Reggie—bless him—looked at his client askance. ‘Absolutely not!’ he blustered. ‘You don’t know this man from a bar of soap.’
Blake watched as Ava pursed her perfect lips and shot her agent an impatient look. ‘I have seen this man—’ she pointed at Blake ‘—almost every day for the last three months. That’s the longest relationship I’ve had with any man other than you, Reggie. This man—’ she jabbed a finger in his direction again ‘—pulled me down to the ground and shielded me with his body while some nutcase fired bullets at my house.’
‘And thanks to him you have a cut face, a gash in your hand that requires stitching and an egg on the back of your head the size of a grapefruit.’
Blake bit off the bitter you’re welcome that rose to his lips. He didn’t expect thanks or praise for yanking her to the ground. His military training had taken over and he’d done what had to be done. What anyone with his background would have done. But he didn’t expect to be accused of trying to maim her either.

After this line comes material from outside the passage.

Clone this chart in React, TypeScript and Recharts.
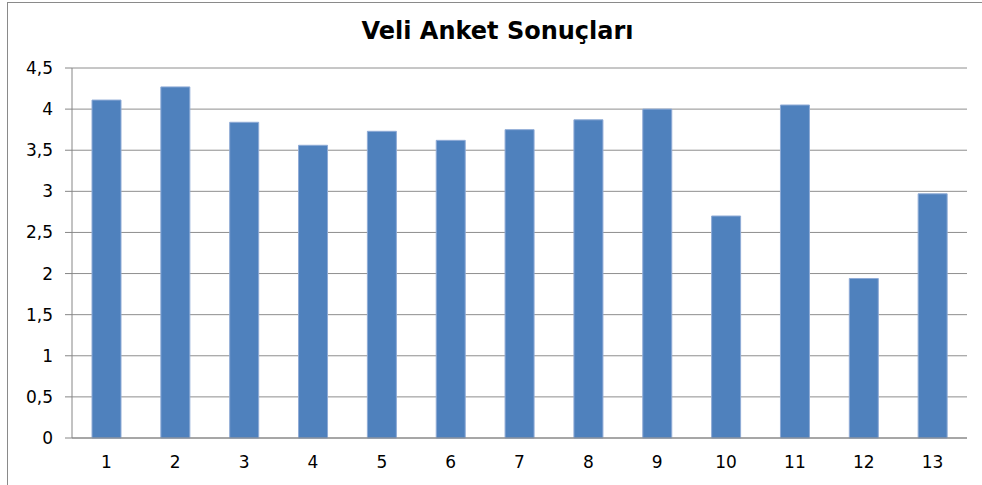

Ava reached her hand out to Reggie and he took it. ‘I was frightened, Reggie. Petrified. I couldn’t...breathe I was so scared.’ She’d been like that after her mother left—terrified for days. Then she’d hired Reggie. ‘He makes me feel safe. And it’s just for tonight.’
Reggie looked as if he was considering it and Blake began to wonder if he was invisible. ‘Er, excuse me...’ he interrupted. ‘I don’t know if either of you are interested but I said no.’
‘You were the one who said she should lie low,’ Reggie said, looking at him speculatively, clearly coming around to his client’s way of thinking. ‘You said the point was for her not to go to any of her usual places.’
Blake could not believe what he was hearing. They wer
e both looking at him as if it were a done deal. As if his objections didn’t matter in the face of the fabulous Ms Kelly’s needs.
‘I meant wear a wig, don some dark sunnies, throw on some baggy clothes and book herself into some low-rent hotel somewhere under a different name.’
‘Please,’ Ava said, the plea in her gaze finding its way directly to the part of him that was one hundred per cent soldier. ‘I feel safe with you.’
‘She feels safe with you,’ Reggie reiterated, also looking at Blake, his hands in his pockets.
Blake shut his eyes and shook his head. ‘No.’ He opened his eyes again to find them both looking at him as if he’d just refused shelter to a pregnant woman on a donkey. ‘For God’s sake,’ he said. ‘I could live in a dive for all you know.’
Ava shrugged. ‘I don’t care.’
Blake snorted. ‘Right. A world-famous supermodel who insisted on four thousand quid apiece tap fittings is happy to slum it?’
She shrugged again, looking down her nose at him this time, her famed haughtiness returning. ‘I can slum it for a night.’
Blake’s gaze was drawn to her mouth and the way it clearly enunciated each word. Her lips, like the words, were just...perfect. Like two little pillows, soft and pink with a perfectly defined bow shape. But somehow even they managed to look haughty—cool and mysterious. As if they’d never been touched. Never been kissed.
Not properly, anyway.
Kissed in a way that would get that mouth all bent out of shape.
If she really wanted to slum it—he could bend her perfect mouth well and truly out of shape.
A flicker of heat fizzed in his blood but he doused it instantly. Women like Ava Kelly didn’t really want to slum it—no matter how much they thought they might. And he wasn’t here for that. He’d entered into a contract with Ava to do the renos on her home. Nothing more.
Certainly not open up his home—his sanctuary—to her. And he’d held up his end of the bargain.
Duty discharged.
‘I’m on holiday,’ he said, his voice firm.